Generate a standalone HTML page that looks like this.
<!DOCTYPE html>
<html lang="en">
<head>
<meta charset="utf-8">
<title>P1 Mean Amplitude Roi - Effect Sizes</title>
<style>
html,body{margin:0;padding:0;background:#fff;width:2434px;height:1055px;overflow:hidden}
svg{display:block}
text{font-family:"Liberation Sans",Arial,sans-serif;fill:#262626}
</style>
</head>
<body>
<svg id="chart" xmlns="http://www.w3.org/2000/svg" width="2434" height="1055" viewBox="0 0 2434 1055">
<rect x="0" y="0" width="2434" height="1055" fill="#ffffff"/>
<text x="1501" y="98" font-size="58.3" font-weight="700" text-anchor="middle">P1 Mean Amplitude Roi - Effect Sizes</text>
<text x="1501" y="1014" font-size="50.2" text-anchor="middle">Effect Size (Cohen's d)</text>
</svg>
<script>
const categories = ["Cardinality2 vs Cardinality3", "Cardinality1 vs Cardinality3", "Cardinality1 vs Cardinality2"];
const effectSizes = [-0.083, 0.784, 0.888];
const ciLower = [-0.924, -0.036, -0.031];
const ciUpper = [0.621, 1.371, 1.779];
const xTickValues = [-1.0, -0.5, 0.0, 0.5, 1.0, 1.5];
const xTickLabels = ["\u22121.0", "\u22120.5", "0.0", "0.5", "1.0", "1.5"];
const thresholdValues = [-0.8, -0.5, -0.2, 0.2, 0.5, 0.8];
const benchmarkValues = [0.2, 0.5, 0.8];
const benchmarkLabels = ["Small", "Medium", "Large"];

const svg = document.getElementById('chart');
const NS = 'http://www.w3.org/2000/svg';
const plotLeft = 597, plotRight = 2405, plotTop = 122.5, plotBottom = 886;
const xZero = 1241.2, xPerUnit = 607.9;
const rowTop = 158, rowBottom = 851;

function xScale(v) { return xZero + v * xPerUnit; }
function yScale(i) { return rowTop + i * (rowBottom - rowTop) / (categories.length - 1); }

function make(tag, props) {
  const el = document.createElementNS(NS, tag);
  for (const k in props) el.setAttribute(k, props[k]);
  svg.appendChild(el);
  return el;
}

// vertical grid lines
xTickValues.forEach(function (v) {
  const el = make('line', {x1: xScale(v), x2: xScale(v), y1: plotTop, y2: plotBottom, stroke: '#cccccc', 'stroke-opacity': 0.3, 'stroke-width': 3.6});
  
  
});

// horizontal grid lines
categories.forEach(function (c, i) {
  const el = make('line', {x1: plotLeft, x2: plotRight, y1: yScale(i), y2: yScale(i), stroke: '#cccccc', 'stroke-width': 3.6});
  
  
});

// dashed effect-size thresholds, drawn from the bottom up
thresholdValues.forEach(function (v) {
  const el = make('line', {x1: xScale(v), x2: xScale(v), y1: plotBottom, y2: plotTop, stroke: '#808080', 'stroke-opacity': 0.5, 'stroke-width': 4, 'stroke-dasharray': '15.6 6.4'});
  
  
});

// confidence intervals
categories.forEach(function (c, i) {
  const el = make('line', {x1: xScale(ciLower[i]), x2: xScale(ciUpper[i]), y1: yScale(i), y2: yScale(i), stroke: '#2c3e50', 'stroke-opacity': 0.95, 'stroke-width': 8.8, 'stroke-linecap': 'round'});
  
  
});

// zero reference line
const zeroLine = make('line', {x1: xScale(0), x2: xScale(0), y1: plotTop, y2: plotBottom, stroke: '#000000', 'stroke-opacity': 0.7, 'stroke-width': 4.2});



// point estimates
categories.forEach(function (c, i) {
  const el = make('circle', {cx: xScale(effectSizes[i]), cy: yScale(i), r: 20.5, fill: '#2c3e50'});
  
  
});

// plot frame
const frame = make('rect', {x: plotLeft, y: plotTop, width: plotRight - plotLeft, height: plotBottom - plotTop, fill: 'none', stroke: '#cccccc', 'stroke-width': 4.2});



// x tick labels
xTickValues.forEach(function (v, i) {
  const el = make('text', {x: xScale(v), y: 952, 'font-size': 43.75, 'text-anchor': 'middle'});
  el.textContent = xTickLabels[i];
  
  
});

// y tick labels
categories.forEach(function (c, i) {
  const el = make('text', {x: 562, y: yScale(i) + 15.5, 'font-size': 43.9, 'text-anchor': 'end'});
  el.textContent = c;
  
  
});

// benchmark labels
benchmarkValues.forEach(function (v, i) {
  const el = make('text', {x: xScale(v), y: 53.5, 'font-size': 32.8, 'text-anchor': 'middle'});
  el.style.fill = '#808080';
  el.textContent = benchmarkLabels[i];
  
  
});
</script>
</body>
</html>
★ ★ ★
* **Exercise goal**: Output all of the data again, exactly.

* **Solution to this task**:
Generate a standalone HTML page that looks like this.
<!DOCTYPE html>
<html lang="en">
<head>
<meta charset="utf-8">
<title>P1 Mean Amplitude Roi - Effect Sizes</title>
<style>
html,body{margin:0;padding:0;background:#fff;width:2434px;height:1055px;overflow:hidden}
svg{display:block}
text{font-family:"Liberation Sans",Arial,sans-serif;fill:#262626}
</style>
</head>
<body>
<svg id="chart" xmlns="http://www.w3.org/2000/svg" width="2434" height="1055" viewBox="0 0 2434 1055">
<rect x="0" y="0" width="2434" height="1055" fill="#ffffff"/>
<text x="1501" y="98" font-size="58.3" font-weight="700" text-anchor="middle">P1 Mean Amplitude Roi - Effect Sizes</text>
<text x="1501" y="1014" font-size="50.2" text-anchor="middle">Effect Size (Cohen's d)</text>
</svg>
<script>
const categories = ["Cardinality2 vs Cardinality3", "Cardinality1 vs Cardinality3", "Cardinality1 vs Cardinality2"];
const effectSizes = [-0.083, 0.784, 0.888];
const ciLower = [-0.924, -0.036, -0.031];
const ciUpper = [0.621, 1.371, 1.779];
const xTickValues = [-1.0, -0.5, 0.0, 0.5, 1.0, 1.5];
const xTickLabels = ["\u22121.0", "\u22120.5", "0.0", "0.5", "1.0", "1.5"];
const thresholdValues = [-0.8, -0.5, -0.2, 0.2, 0.5, 0.8];
const benchmarkValues = [0.2, 0.5, 0.8];
const benchmarkLabels = ["Small", "Medium", "Large"];

const svg = document.getElementById('chart');
const NS = 'http://www.w3.org/2000/svg';
const plotLeft = 597, plotRight = 2405, plotTop = 122.5, plotBottom = 886;
const xZero = 1241.2, xPerUnit = 607.9;
const rowTop = 158, rowBottom = 851;

function xScale(v) { return xZero + v * xPerUnit; }
function yScale(i) { return rowTop + i * (rowBottom - rowTop) / (categories.length - 1); }

function make(tag, props) {
  const el = document.createElementNS(NS, tag);
  for (const k in props) el.setAttribute(k, props[k]);
  svg.appendChild(el);
  return el;
}

// vertical grid lines
xTickValues.forEach(function (v) {
  const el = make('line', {x1: xScale(v), x2: xScale(v), y1: plotTop, y2: plotBottom, stroke: '#cccccc', 'stroke-opacity': 0.3, 'stroke-width': 3.6});
  
  
});

// horizontal grid lines
categories.forEach(function (c, i) {
  const el = make('line', {x1: plotLeft, x2: plotRight, y1: yScale(i), y2: yScale(i), stroke: '#cccccc', 'stroke-width': 3.6});
  
  
});

// dashed effect-size thresholds, drawn from the bottom up
thresholdValues.forEach(function (v) {
  const el = make('line', {x1: xScale(v), x2: xScale(v), y1: plotBottom, y2: plotTop, stroke: '#808080', 'stroke-opacity': 0.5, 'stroke-width': 4, 'stroke-dasharray': '15.6 6.4'});
  
  
});

// confidence intervals
categories.forEach(function (c, i) {
  const el = make('line', {x1: xScale(ciLower[i]), x2: xScale(ciUpper[i]), y1: yScale(i), y2: yScale(i), stroke: '#2c3e50', 'stroke-opacity': 0.95, 'stroke-width': 8.8, 'stroke-linecap': 'round'});
  
  
});

// zero reference line
const zeroLine = make('line', {x1: xScale(0), x2: xScale(0), y1: plotTop, y2: plotBottom, stroke: '#000000', 'stroke-opacity': 0.7, 'stroke-width': 4.2});



// point estimates
categories.forEach(function (c, i) {
  const el = make('circle', {cx: xScale(effectSizes[i]), cy: yScale(i), r: 20.5, fill: '#2c3e50'});
  
  
});

// plot frame
const frame = make('rect', {x: plotLeft, y: plotTop, width: plotRight - plotLeft, height: plotBottom - plotTop, fill: 'none', stroke: '#cccccc', 'stroke-width': 4.2});



// x tick labels
xTickValues.forEach(function (v, i) {
  const el = make('text', {x: xScale(v), y: 952, 'font-size': 43.75, 'text-anchor': 'middle'});
  el.textContent = xTickLabels[i];
  
  
});

// y tick labels
categories.forEach(function (c, i) {
  const el = make('text', {x: 562, y: yScale(i) + 15.5, 'font-size': 43.9, 'text-anchor': 'end'});
  el.textContent = c;
  
  
});

// benchmark labels
benchmarkValues.forEach(function (v, i) {
  const el = make('text', {x: xScale(v), y: 53.5, 'font-size': 32.8, 'text-anchor': 'middle'});
  el.style.fill = '#808080';
  el.textContent = benchmarkLabels[i];
  
  
});
</script>
</body>
</html>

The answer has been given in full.